Want hoewel de afgelopen eeuw veel moois is gesloopt, met name in het centrum, zijn er nog een hoop juweeltjes te vinden in het dorp. Wie beter dan Gé Vaartjes, schrijver van onder andere de boeken ‘Wat een eeuw! Boskoop 1900-2000’ en ‘Binnen in Boskoop’, om ons deze panden te laten zien en hun verhaal te vertellen.  Zo is er natuurlijk het Raadhuis en de Villa van Teylingen, maar denk bijvoorbeeld ook aan de Gouwestraat met zijn winkels met bovenwoningen van begin vorige eeuw, of de Rozenlaan en de Biezen met hun luxe panden, ooit gebouwd in opdracht van welgestelde kwekers.

Veel van deze gebouwen zijn uitgevoerd in Art Nouveau, de sierlijke bouwstijl die rond 1900 populair was. Wie oog heeft voor detail zal in deze straten veel gevels zien met bijzondere details, zoals siermetselwerk, tegeltableaus, bogen, gevelstenen en andere ornamenten. Ook de Amsterdamse School is hier en daar te vinden, de robuustere bouwstijl met veel baksteen die vooral populair was tussen 1910 en 1930. Maar waarom dateren de meeste weelderig ontworpen gebouwen in Boskoop uit de periode 1890-1935?

Lange tijd werden er in Boskoop vooral vruchtbomen gekweekt, maar na de Middeleeuwen deed de sierteelt langzaam haar intrede. Met de groei van Gouda en Leiden kwamen er in de 16e en 17e eeuw kwekers met expertise naar Boskoop, zoals warmoezeniers en ‘enteniers’. Er kwam veel aardbeienteelt en wat meer sierteelt. Na 1890 was er veel uitwisseling met buitenlandse handelaren, ook op het gebied van kleding, interieur en gedachtengoed. In 1898 werd de tuinbouwschool opgericht. Pas hierna werd de Boskoopse sierteelt internationaal beroemd, en volgden de hoogtijdagen van de architectuur in Boskoop.

In 1911 en 1913 waren er enorme prestigieuze tentoonstellingen waar veel buitenlanders op af kwamen: meer dan 60.000 bezoekers! Dit waren ongekende aantallen voor die tijd. Niet voor niets omschreef H. De Mann (Gé Vaartjes schreef zijn biografie) Boskoop in 1923 als ‘een dorp met Amerikaanse allure’.

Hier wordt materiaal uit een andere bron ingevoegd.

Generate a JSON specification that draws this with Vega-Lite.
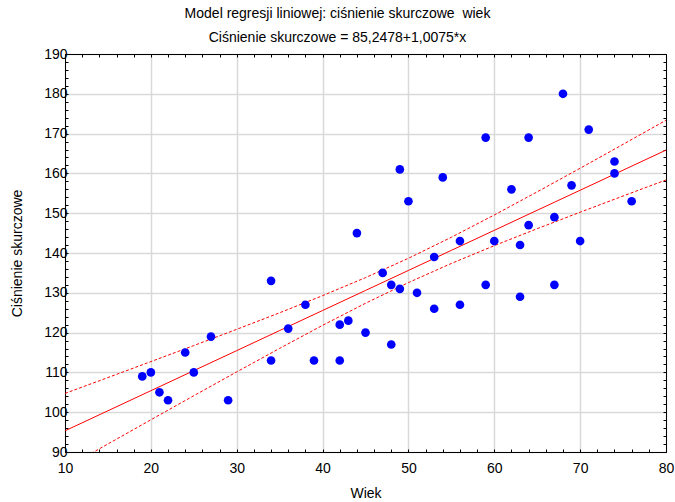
{
  "$schema": "https://vega.github.io/schema/vega-lite/v6.json",
  "width": 601,
  "height": 398,
  "autosize": "none",
  "padding": {"left": 65, "top": 54, "right": 9, "bottom": 50},
  "background": "#ffffff",
  "title": {
    "text": "Model regresji liniowej: ciśnienie skurczowe\u00a0 wiek",
    "subtitle": "Ciśnienie skurczowe = 85,2478+1,0075*x",
    "font": "Liberation Sans",
    "fontSize": 14,
    "fontWeight": "normal",
    "color": "#000000",
    "subtitleFont": "Liberation Sans",
    "subtitleFontSize": 14,
    "subtitleColor": "#000000",
    "subtitlePadding": 10,
    "anchor": "middle",
    "dx": -28,
    "offset": 2
  },
  "config": {
    "view": {"stroke": "#000000", "strokeWidth": 1},
    "axis": {
      "labelFont": "Liberation Sans",
      "labelFontSize": 14,
      "labelColor": "#000000",
      "labelFlush": false,
      "titleFont": "Liberation Sans",
      "titleFontSize": 14,
      "titleFontWeight": "normal",
      "titleColor": "#000000",
      "domainColor": "#000000",
      "tickColor": "#000000",
      "gridColor": "#d9d9d9",
      "gridWidth": 1.5,
      "gridOpacity": 1
    }
  },
  "datasets": {
    "pts": [
      {"wiek": 19, "cis": 109}, {"wiek": 20, "cis": 110}, {"wiek": 21, "cis": 105}, {"wiek": 22, "cis": 103},
      {"wiek": 24, "cis": 115}, {"wiek": 25, "cis": 110}, {"wiek": 27, "cis": 119}, {"wiek": 29, "cis": 103},
      {"wiek": 34, "cis": 133}, {"wiek": 34, "cis": 113}, {"wiek": 36, "cis": 121}, {"wiek": 38, "cis": 127},
      {"wiek": 39, "cis": 113}, {"wiek": 42, "cis": 122}, {"wiek": 42, "cis": 113}, {"wiek": 43, "cis": 123},
      {"wiek": 44, "cis": 145}, {"wiek": 45, "cis": 120}, {"wiek": 47, "cis": 135}, {"wiek": 48, "cis": 132},
      {"wiek": 48, "cis": 117}, {"wiek": 49, "cis": 161}, {"wiek": 49, "cis": 131}, {"wiek": 50, "cis": 153},
      {"wiek": 51, "cis": 130}, {"wiek": 53, "cis": 139}, {"wiek": 53, "cis": 126}, {"wiek": 54, "cis": 159},
      {"wiek": 56, "cis": 143}, {"wiek": 56, "cis": 127}, {"wiek": 59, "cis": 169}, {"wiek": 59, "cis": 132},
      {"wiek": 60, "cis": 143}, {"wiek": 62, "cis": 156}, {"wiek": 63, "cis": 142}, {"wiek": 63, "cis": 129},
      {"wiek": 64, "cis": 169}, {"wiek": 64, "cis": 147}, {"wiek": 67, "cis": 149}, {"wiek": 67, "cis": 132},
      {"wiek": 68, "cis": 180}, {"wiek": 69, "cis": 157}, {"wiek": 70, "cis": 143}, {"wiek": 71, "cis": 171},
      {"wiek": 74, "cis": 163}, {"wiek": 74, "cis": 160}, {"wiek": 76, "cis": 153}
    ],
    "fit": [
      {"wiek": 10, "fit": 95.32, "upper": 104.72, "lower": 85.92},
      {"wiek": 15, "fit": 100.36, "upper": 108.70, "lower": 92.02},
      {"wiek": 20, "fit": 105.40, "upper": 112.71, "lower": 98.09},
      {"wiek": 25, "fit": 110.44, "upper": 116.74, "lower": 104.14},
      {"wiek": 30, "fit": 115.47, "upper": 120.82, "lower": 110.12},
      {"wiek": 35, "fit": 120.51, "upper": 124.98, "lower": 116.04},
      {"wiek": 40, "fit": 125.55, "upper": 129.28, "lower": 121.82},
      {"wiek": 45, "fit": 130.59, "upper": 133.81, "lower": 127.37},
      {"wiek": 50, "fit": 135.62, "upper": 138.67, "lower": 132.57},
      {"wiek": 55, "fit": 140.66, "upper": 143.95, "lower": 137.37},
      {"wiek": 60, "fit": 145.70, "upper": 149.55, "lower": 141.85},
      {"wiek": 65, "fit": 150.74, "upper": 155.37, "lower": 146.11},
      {"wiek": 70, "fit": 155.77, "upper": 161.29, "lower": 150.25},
      {"wiek": 75, "fit": 160.81, "upper": 167.30, "lower": 154.32},
      {"wiek": 80, "fit": 165.85, "upper": 173.35, "lower": 158.35}
    ]
  },
  "resolve": {"axis": {"x": "independent", "y": "independent"}},
  "layer": [
    {
      "data": {"name": "fit"},
      "mark": {"type": "line", "color": "#ff0000", "strokeWidth": 1, "clip": true},
      "encoding": {
        "x": {"field": "wiek", "type": "quantitative", "scale": {"domain": [10, 80], "nice": false, "zero": false},
          "axis": {"orient": "bottom", "values": [10, 20, 30, 40, 50, 60, 70, 80], "grid": true, "ticks": false, "labels": false, "domain": false, "title": null}},
        "y": {"field": "fit", "type": "quantitative", "scale": {"domain": [90, 190], "nice": false, "zero": false},
          "axis": {"orient": "left", "values": [90, 100, 110, 120, 130, 140, 150, 160, 170, 180, 190], "grid": true, "ticks": false, "labels": false, "domain": false, "title": null}}
      }
    },
    {
      "data": {"name": "fit"},
      "mark": {"type": "line", "color": "#ff0000", "strokeWidth": 1, "strokeDash": [3, 2], "clip": true},
      "encoding": {
        "x": {"field": "wiek", "type": "quantitative",
          "axis": {"orient": "top", "values": [10, 12, 14, 16, 18, 20, 22, 24, 26, 28, 30, 32, 34, 36, 38, 40, 42, 44, 46, 48, 50, 52, 54, 56, 58, 60, 62, 64, 66, 68, 70, 72, 74, 76, 78, 80], "grid": false, "labels": false, "tickSize": -3, "title": null}},
        "y": {"field": "upper", "type": "quantitative",
          "axis": {"orient": "right", "values": [90, 92, 94, 96, 98, 100, 102, 104, 106, 108, 110, 112, 114, 116, 118, 120, 122, 124, 126, 128, 130, 132, 134, 136, 138, 140, 142, 144, 146, 148, 150, 152, 154, 156, 158, 160, 162, 164, 166, 168, 170, 172, 174, 176, 178, 180, 182, 184, 186, 188, 190], "grid": false, "labels": false, "tickSize": -3, "title": null}}
      }
    },
    {
      "data": {"name": "fit"},
      "mark": {"type": "line", "color": "#ff0000", "strokeWidth": 1, "strokeDash": [3, 2], "clip": true},
      "encoding": {
        "x": {"field": "wiek", "type": "quantitative", "axis": null},
        "y": {"field": "lower", "type": "quantitative", "axis": null}
      }
    },
    {
      "data": {"name": "pts"},
      "mark": {"type": "circle", "color": "#0000ff", "opacity": 1, "size": 75},
      "encoding": {
        "x": {"field": "wiek", "type": "quantitative", "title": "Wiek",
          "axis": {"orient": "bottom", "values": [10, 12, 14, 16, 18, 20, 22, 24, 26, 28, 30, 32, 34, 36, 38, 40, 42, 44, 46, 48, 50, 52, 54, 56, 58, 60, 62, 64, 66, 68, 70, 72, 74, 76, 78, 80], "grid": false, "tickSize": -3, "labelPadding": 12, "labelExpr": "datum.value % 10 === 0 ? datum.label : ''", "titlePadding": 11}},
        "y": {"field": "cis", "type": "quantitative", "title": "Ciśnienie skurczowe",
          "axis": {"orient": "left", "values": [90, 92, 94, 96, 98, 100, 102, 104, 106, 108, 110, 112, 114, 116, 118, 120, 122, 124, 126, 128, 130, 132, 134, 136, 138, 140, 142, 144, 146, 148, 150, 152, 154, 156, 158, 160, 162, 164, 166, 168, 170, 172, 174, 176, 178, 180, 182, 184, 186, 188, 190], "grid": false, "tickSize": -3, "labelPadding": 1, "labelExpr": "datum.value % 10 === 0 ? datum.label : ''", "titlePadding": 19}}
      }
    }
  ]
}
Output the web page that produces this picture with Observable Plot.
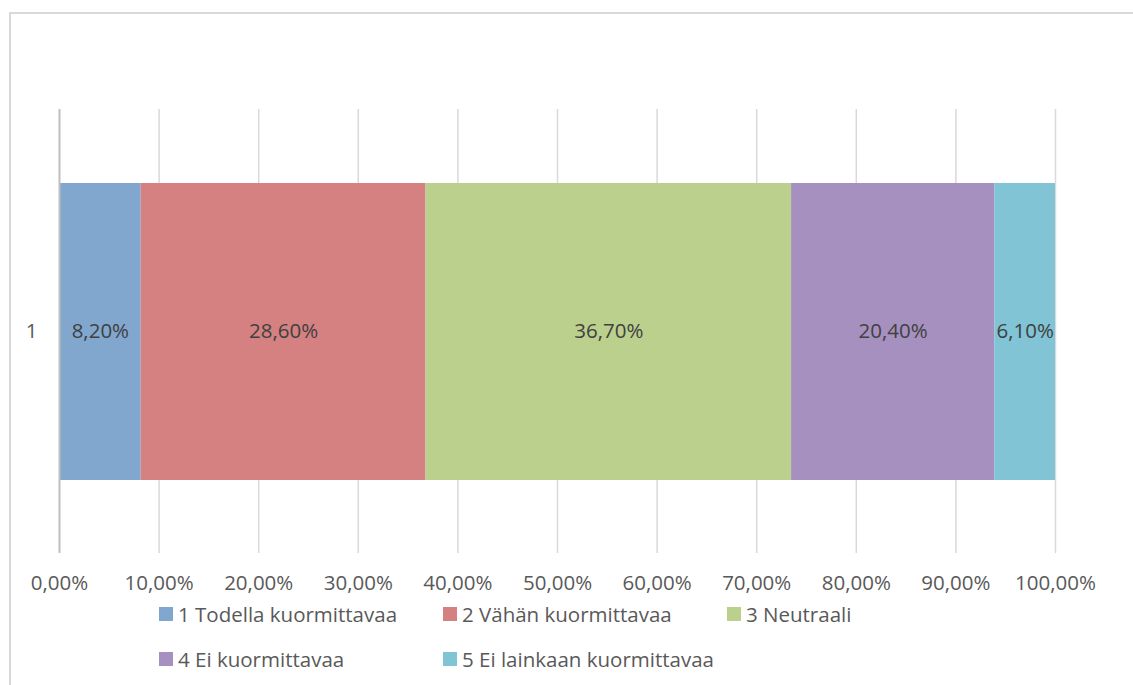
<!DOCTYPE html>
<html>
<head>
<meta charset="utf-8">
<script src="https://cdn.jsdelivr.net/npm/d3@7"></script>
<script src="https://cdn.jsdelivr.net/npm/@observablehq/plot@0.6"></script>
<style>
  html, body { margin: 0; padding: 0; background: #fff; overflow: hidden; }
  #wrap { position: relative; width: 1133px; height: 685px; overflow: hidden; font-family: "Open Sans", sans-serif; }
  #frame { position: absolute; left: 9px; top: 12px; width: 1300px; height: 900px; border: 2px solid #d9d9d9; box-sizing: border-box; }
  #chart { position: absolute; left: 0; top: 0; }
  .lg { position: absolute; display: flex; align-items: center; font-size: 20.5px; color: #595959; white-space: nowrap; }
  .lg .sw { width: 14px; height: 14px; margin-right: 5px; display: inline-block; }
</style>
</head>
<body>
<div id="wrap">
  <div id="frame"></div>
  <div id="chart"></div>
  <div id="legend"></div>
</div>
<script>
const categories = ["1 Todella kuormittavaa", "2 Vähän kuormittavaa", "3 Neutraali", "4 Ei kuormittavaa", "5 Ei lainkaan kuormittavaa"];
const values = [8.2, 28.6, 36.7, 20.4, 6.1];
const colors = ["#81a7cf", "#d58181", "#bcd08e", "#a690bf", "#81c4d5"];
const rowLabel = "1";
const xTicks = [0, 10, 20, 30, 40, 50, 60, 70, 80, 90, 100];

const data = categories.map((c, i) => ({cat: c, row: rowLabel, value: values[i]}));
const fmt = (d, k) => d.toFixed(k).replace(".", ",") + "%";

const plot = Plot.plot({
  width: 1133,
  height: 600,
  marginLeft: 59,
  marginRight: 78,
  marginTop: 109,
  marginBottom: 47,
  style: { fontFamily: "Open Sans, sans-serif", fontSize: "20.5px", color: "#595959", background: "transparent" },
  x: { domain: [0, 100], ticks: xTicks, tickFormat: d => fmt(d, 2), tickSize: 0, tickPadding: 22, label: null },
  y: { domain: [rowLabel], padding: 0, tickSize: 0, tickPadding: 22, label: null },
  color: { domain: categories, range: colors },
  marks: [
    Plot.ruleX(xTicks.filter(d => d !== 0), { stroke: "#d9d9d9", strokeWidth: 1.5 }),
    Plot.barX(data, Plot.stackX({ x: "value", y: "row", fill: "cat", order: null, insetTop: 74, insetBottom: 73 })),
    Plot.ruleX([0], { stroke: "#bfbfbf", strokeWidth: 2 }),
    Plot.text(data, Plot.stackX({ x: "value", y: "row", order: null, text: d => fmt(d.value, 2), fill: "#404040", fontSize: 20.5 })),
    Plot.axisX({ ticks: xTicks, tickFormat: d => fmt(d, 2), tickSize: 0, tickPadding: 22, fill: "#595959", label: null }),
    Plot.axisY({ tickSize: 0, tickPadding: 22, fill: "#595959", label: null })
  ]
});
document.getElementById("chart").appendChild(plot);

const legendPos = [
  {x: 159, y: 614}, {x: 443, y: 614}, {x: 727, y: 614},
  {x: 159, y: 659}, {x: 443, y: 659}
];
const lg = document.getElementById("legend");
categories.forEach((c, i) => {
  const el = document.createElement("div");
  el.className = "lg";
  el.style.left = legendPos[i].x + "px";
  el.style.top = (legendPos[i].y - 14) + "px";
  el.style.height = "28px";
  el.innerHTML = `<span class="sw" style="background:${colors[i]}"></span><span>${c}</span>`;
  lg.appendChild(el);
});
</script>
</body>
</html>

In 1930 kwam de spoorlijn tot stand. Tot dan toe ging alles namelijk nog per boot. Tegelijkertijd werd tegenover het spoor het Flora-gebouw gebouwd, voor tentoonstellingen. In 1936 volgde de imposante hefbrug, waar helaas veel villa’s in de stijl van de Amsterdamse School moesten wijken, waardoor het aangezicht van het centrum ernstig werd aangetast.

Na 1945 is er veel willekeur ontstaan in de Boskoopse bouw. Op veel plekken werden monumentale panden werden gesloopt en kwamen er visieloze appartementen of winkelcentra voor in de plaats. Gelukkig zijn er nu twee officiële cultuurwaakhonden: de Historische Vereniging en het Boomkwekerijmuseum. Zij hebben het historisch besef vergroot. Ondertussen is het Raadhuis mooi verbouwd, zijn er mooie woonwijken bij gekomen, worden de Biezen gerenoveerd en is de Villa van Teylingen nu gered en onlangs officieel tot monument verklaard.

Hopelijk hebben we geleerd te beschermen wat waardevol is. GroenLinks maakt zich in ieder geval hard voor deze schatten uit het verleden. Ga ze vooral een keer bekijken!